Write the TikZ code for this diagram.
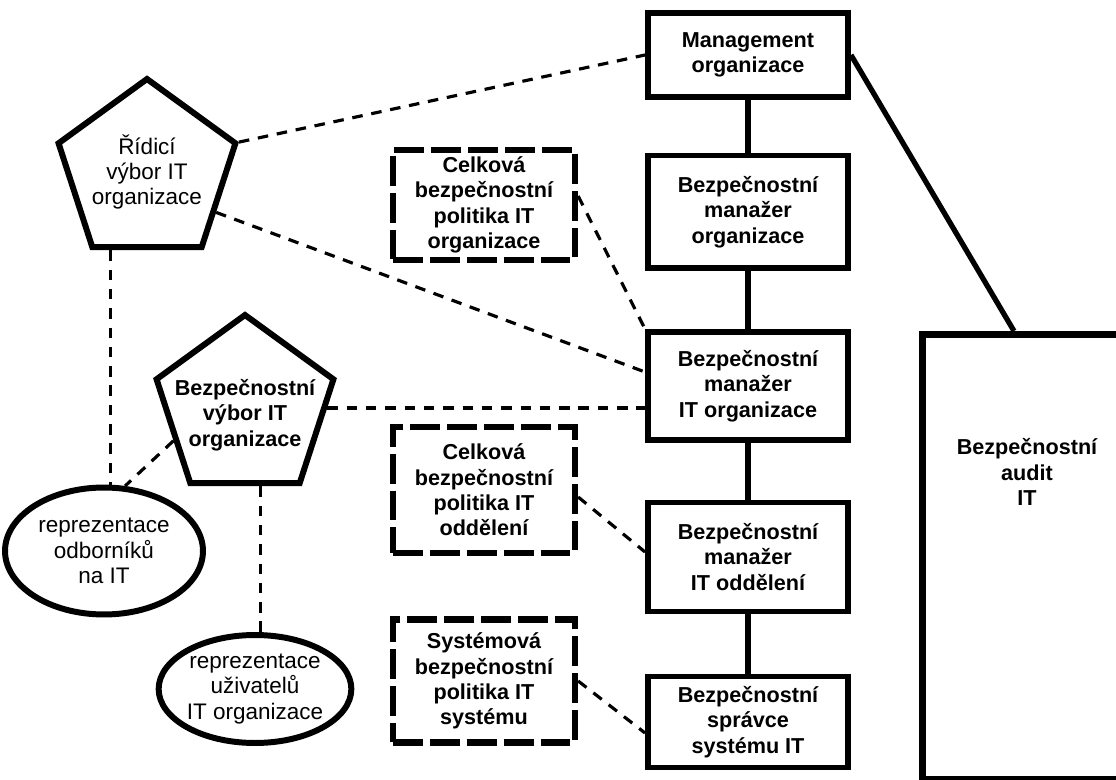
\documentclass[tikz,border=0pt]{standalone}
\usepackage{fontspec}
\setmainfont{Liberation Sans}
\usetikzlibrary{shapes.geometric,calc}

\begin{document}
\begin{tikzpicture}[x=0.02cm, y=-0.02cm, font=\fontsize{12.8}{14.4}\selectfont]
    % Styles
    \tikzstyle{role} = [rectangle, draw, line width=3.4pt, minimum width=4cm, align=center, inner sep=2pt, font=\fontsize{12.3}{14.4}\selectfont\bfseries]
    \tikzstyle{policy} = [rectangle, draw, line width=3.6pt, dash pattern=on 17pt off 4pt, minimum width=3.64cm, align=center, inner sep=2pt, font=\fontsize{12.3}{14.4}\selectfont\bfseries]
    \tikzstyle{board} = [regular polygon, regular polygon sides=5, draw, line width=3.4pt, minimum size=3.72cm, inner sep=0pt]
    \tikzstyle{rep} = [ellipse, draw, line width=3.4pt, inner sep=0pt, align=center]
    \tikzstyle{auditbox} = [rectangle, draw, line width=4pt]
    \tikzstyle{link} = [line width=3pt]
    \tikzstyle{dlink} = [line width=1.8pt, dash pattern=on 6pt off 5pt]

    \useasboundingbox (0,0) rectangle (1116,780);
    \clip (0,0) rectangle (1116,780);

    % Management chain
    \node[role, minimum height=1.68cm] (mgmt) at (748,55) {Management\\organizace};
    \node[role, minimum height=2.26cm] (manorg) at (748,212) {Bezpečnostní\\manažer\\organizace};
    \node[role, minimum height=2.16cm] (manitorg) at (748,386) {Bezpečnostní\\manažer\\IT organizace};
    \node[role, minimum height=2.18cm] (manitodd) at (748,557) {Bezpečnostní\\manažer\\IT oddělení};
    \node[role, minimum height=1.82cm] (spravce) at (748,722) {Bezpečnostní\\správce\\systému IT};

    % Policies
    \node[policy, minimum height=2.2cm] (polorg) at (484,205) {Celková\\bezpečnostní\\politika IT\\organizace};
    \node[policy, minimum height=2.52cm] (polodd) at (484,490) {Celková\\bezpečnostní\\politika IT\\oddělení};
    \node[policy, minimum height=2.46cm] (polsys) at (484,681) {Systémová\\bezpečnostní\\politika IT\\systému};

    % Committees and representatives
    \node[board, label={[align=center]center:{Řídicí\\výbor IT\\organizace}}] (ridici) at (147,172) {};
    \node[board, label={[align=center, yshift=-0.14cm, font=\fontsize{12.3}{14.4}\selectfont\bfseries]center:{Bezpečnostní\\výbor IT\\organizace}}] (bvybor) at (245,408) {};
    \node[rep, minimum width=3.96cm, minimum height=2.54cm] (odb) at (104,551) {reprezentace\\odborníků\\na IT};
    \node[rep, minimum width=3.72cm, minimum height=2.16cm] (uziv) at (255,689) {reprezentace\\uživatelů\\IT organizace};

    % Audit
    \node[auditbox, minimum width=4.2cm, minimum height=8.9cm, label={[align=center, yshift=1.7cm, font=\fontsize{12.3}{14.4}\selectfont\bfseries]center:{Bezpečnostní\\audit\\IT}}] (audit) at (1027,557) {};

    % Lines
    \draw[link] (mgmt) -- (manorg);
    \draw[link] (manorg) -- (manitorg);
    \draw[link] (manitorg) -- (manitodd);
    \draw[link] (manitodd) -- (spravce);
    \draw[link] (mgmt.east) -- ($(audit.north west)!0.44!(audit.north east)$);

    % Dashed lines
    \draw[dlink] (ridici.corner 5) -- (mgmt.west);
    \draw[dlink] ($(ridici.corner 4)!0.35!(ridici.corner 5)$) -- ([yshift=0.28cm]manitorg.west);
    \draw[dlink] ($(ridici.corner 3)!0.18!(ridici.corner 4)$) coordinate (rbot) -- (rbot |- odb.north);
    \draw[dlink] (bvybor.east) -- (bvybor.east -| manitorg.west);
    \draw[dlink] ($(bvybor.corner 2)!0.58!(bvybor.corner 3)$) -- (odb.72);
    \draw[dlink] ($(bvybor.corner 3)!0.64!(bvybor.corner 4)$) coordinate (bbot) -- (bbot |- uziv.north);
    \draw[dlink] ([yshift=0.18cm]polorg.east) -- (manitorg.north west);
    \draw[dlink] ([yshift=-0.14cm]polodd.east) -- ([yshift=0.1cm]manitodd.west);
    \draw[dlink] (polsys.east) -- ([yshift=-0.22cm]spravce.west);
\end{tikzpicture}
\end{document}
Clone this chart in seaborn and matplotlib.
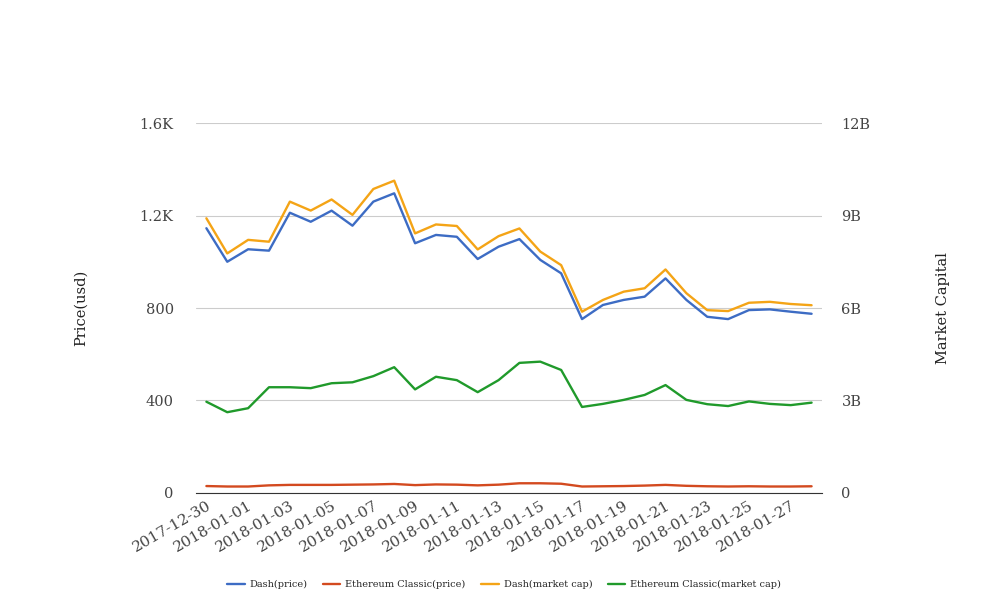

________________________________________

● Set problem
All records must be output exactly as they are, except for the pictures, which are left out.

● Written response
Write the TikZ code for this diagram.
\documentclass[tikz,border=0pt]{standalone}
\usepackage{fontspec}
\setmainfont{Liberation Sans}
\usetikzlibrary{shapes.geometric,calc}

\begin{document}
\begin{tikzpicture}[x=0.02cm, y=-0.02cm, font=\fontsize{12.8}{14.4}\selectfont]
    % Styles
    \tikzstyle{role} = [rectangle, draw, line width=3.4pt, minimum width=4cm, align=center, inner sep=2pt, font=\fontsize{12.3}{14.4}\selectfont\bfseries]
    \tikzstyle{policy} = [rectangle, draw, line width=3.6pt, dash pattern=on 17pt off 4pt, minimum width=3.64cm, align=center, inner sep=2pt, font=\fontsize{12.3}{14.4}\selectfont\bfseries]
    \tikzstyle{board} = [regular polygon, regular polygon sides=5, draw, line width=3.4pt, minimum size=3.72cm, inner sep=0pt]
    \tikzstyle{rep} = [ellipse, draw, line width=3.4pt, inner sep=0pt, align=center]
    \tikzstyle{auditbox} = [rectangle, draw, line width=4pt]
    \tikzstyle{link} = [line width=3pt]
    \tikzstyle{dlink} = [line width=1.8pt, dash pattern=on 6pt off 5pt]

    \useasboundingbox (0,0) rectangle (1116,780);
    \clip (0,0) rectangle (1116,780);

    % Management chain
    \node[role, minimum height=1.68cm] (mgmt) at (748,55) {Management\\organizace};
    \node[role, minimum height=2.26cm] (manorg) at (748,212) {Bezpečnostní\\manažer\\organizace};
    \node[role, minimum height=2.16cm] (manitorg) at (748,386) {Bezpečnostní\\manažer\\IT organizace};
    \node[role, minimum height=2.18cm] (manitodd) at (748,557) {Bezpečnostní\\manažer\\IT oddělení};
    \node[role, minimum height=1.82cm] (spravce) at (748,722) {Bezpečnostní\\správce\\systému IT};

    % Policies
    \node[policy, minimum height=2.2cm] (polorg) at (484,205) {Celková\\bezpečnostní\\politika IT\\organizace};
    \node[policy, minimum height=2.52cm] (polodd) at (484,490) {Celková\\bezpečnostní\\politika IT\\oddělení};
    \node[policy, minimum height=2.46cm] (polsys) at (484,681) {Systémová\\bezpečnostní\\politika IT\\systému};

    % Committees and representatives
    \node[board, label={[align=center]center:{Řídicí\\výbor IT\\organizace}}] (ridici) at (147,172) {};
    \node[board, label={[align=center, yshift=-0.14cm, font=\fontsize{12.3}{14.4}\selectfont\bfseries]center:{Bezpečnostní\\výbor IT\\organizace}}] (bvybor) at (245,408) {};
    \node[rep, minimum width=3.96cm, minimum height=2.54cm] (odb) at (104,551) {reprezentace\\odborníků\\na IT};
    \node[rep, minimum width=3.72cm, minimum height=2.16cm] (uziv) at (255,689) {reprezentace\\uživatelů\\IT organizace};

    % Audit
    \node[auditbox, minimum width=4.2cm, minimum height=8.9cm, label={[align=center, yshift=1.7cm, font=\fontsize{12.3}{14.4}\selectfont\bfseries]center:{Bezpečnostní\\audit\\IT}}] (audit) at (1027,557) {};

    % Lines
    \draw[link] (mgmt) -- (manorg);
    \draw[link] (manorg) -- (manitorg);
    \draw[link] (manitorg) -- (manitodd);
    \draw[link] (manitodd) -- (spravce);
    \draw[link] (mgmt.east) -- ($(audit.north west)!0.44!(audit.north east)$);

    % Dashed lines
    \draw[dlink] (ridici.corner 5) -- (mgmt.west);
    \draw[dlink] ($(ridici.corner 4)!0.35!(ridici.corner 5)$) -- ([yshift=0.28cm]manitorg.west);
    \draw[dlink] ($(ridici.corner 3)!0.18!(ridici.corner 4)$) coordinate (rbot) -- (rbot |- odb.north);
    \draw[dlink] (bvybor.east) -- (bvybor.east -| manitorg.west);
    \draw[dlink] ($(bvybor.corner 2)!0.58!(bvybor.corner 3)$) -- (odb.72);
    \draw[dlink] ($(bvybor.corner 3)!0.64!(bvybor.corner 4)$) coordinate (bbot) -- (bbot |- uziv.north);
    \draw[dlink] ([yshift=0.18cm]polorg.east) -- (manitorg.north west);
    \draw[dlink] ([yshift=-0.14cm]polodd.east) -- ([yshift=0.1cm]manitodd.west);
    \draw[dlink] (polsys.east) -- ([yshift=-0.22cm]spravce.west);
\end{tikzpicture}
\end{document}
Clone this chart in seaborn and matplotlib.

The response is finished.